You would think 2007 would have spoiled these people on Kenyan politics. Amazingly, it hasn't. Almost everyone I spoke with in Mathare who suffered through the last election is looking forward to voting in this one. They believe their candidates will change their lives and the life of the country. "Because he loves peace, and he hates tribalism," answered one woman when I asked why she planned to vote for Odinga, who this time around is running against Uhuru Kenyatta, his deputy prime minister (and a Kikuyu). Esther, who will vote for Kenyatta, said almost exactly the same thing of him. Only one man I spoke with, whose house was burned down after the election, expressed skepticism. He'll vote, he said, but it won't make a difference who's in office. He uttered a saying in his native Luo tongue: "Throw water on dry crap, and it starts smelling again."
* * *
With the election less than a week away, a lot of water is being thrown on a lot of dry crap. It's estimated that by March 4, Odinga and Kenyatta will have spent at least $100 million each on their campaigns, including $110,000 per day on helicopters, in which the candidates traverse the country, going from rally to rally. Before making speeches, they hand out cash to voters by the handful. Kenya has no campaign finance restrictions, or at least none that are enforced -- the candidates can and do take money from whoever is willing to give it, here and abroad -- and the lucre trickles down to every county and ward.
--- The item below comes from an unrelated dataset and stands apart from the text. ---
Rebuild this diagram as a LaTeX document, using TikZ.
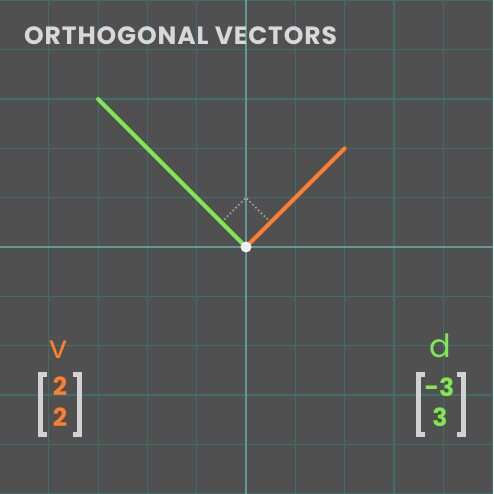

Like the rest of Nairobi's slums (where roughly two million people, or half the city's population, live) Mathare is lousy with vote-buying. Impromptu gatherings for candidates are held, it seems, by the hour, where the unemployed line up to collect handouts. Every free surface is papered, every roadway shadowed by campaign posters, banners, and placards with presumptuous slogans. From her perch on a giant billboard on Juja Road, which borders Mathare, the Pentecostal preacher Margaret Wanjiru, running for Nairobi senator, assures onlookers: "When the righteous are in authority, the people rejoice." (When Wanjiru ran for parliament here five years ago -- after a life of witchcraft, and before she was born again, as she tearfully reminded crowds -- a man claiming to be the father of her child emerged; she suggested to her followers that they kill him.) On Mau Mau Road, an unpaved thoroughfare that cuts through Mathare, a billboard advertising a trio of beaming aspirants from The National Alliance, Kenyatta's party, proclaims "...it is decided!" as though there were no need to bother to vote. And perhaps there isn't. Two of the candidates on the billboard, Ferdinand Waititu, who is running for Nairobi governor, and Mike Sonko, running for senator against Wanjiru, have been brought up on criminal charges. (The third is a self-styled anti-corruption crusader).
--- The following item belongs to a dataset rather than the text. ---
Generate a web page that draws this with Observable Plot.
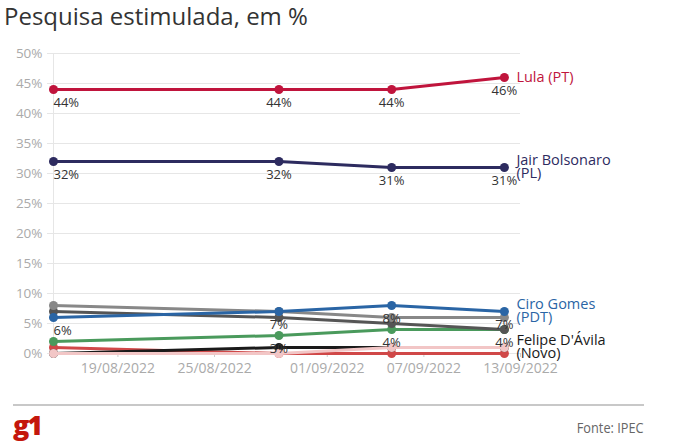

The best campaign art belongs to Sonko. A former street kid, he's wildly popular in areas like Mathare, where he typifies up-from-the-bottom success. He's mastered late-period African-American populist aesthetics. A calendar I have hanging in the living room shows Sonko reading to children while wearing a matching green New York Yankees cap and t-shirt, shades, and gold necklaces. Also pictured on the calendar are stacks of cash and a white stretch Hummer. "The Darling of the Youth," it reads. His poster for Nairobi's upscale neighborhoods shows a more professional Sonko, in white and black pinstripe suit and sequined trilby hat, next to the phrase "Man of the People." And for poorer areas he has a poster series that shows him in an array of day-glow suits with matching knock-off Ray-Ban Wayfarers, the American flag reflected in the lenses. In 2011, the Kenyan security minister identified Sonko (real name: Gideon Mbuvi) as one of the country's biggest drug-traffickers, the same year the Obama administration froze the assets of Harun "Boss" Mwau, who is likely to win a Senate seat next week in Makueni, in eastern Kenya, after determining that he is one of the biggest drug-traffickers in Africa. Running for the National Assembly in Nairobi, meanwhile, is Kamlesh Pattni, repeatedly tried and jailed for defrauding Kenya of hundreds of millions of dollars (in his defense, he claims to have done so with the help of the government), before becoming a televangelist. Then, of course, there is Uhuru Kenyatta, who is indicted by the ICC. Not that these allegations bother their fans. There are Kenyans voting for Kenyatta precisely because of the indictment. And when Sonko, whom Kenyatta deploys at rallies like an American presidential candidate would a rock star, was detained by police last year, hundreds of supporters gathered to demand his release. They chanted "Sonko ni mwizi wetu!" ("Sonko is our thief!"). He is leading Wanjiru by double digits in polls.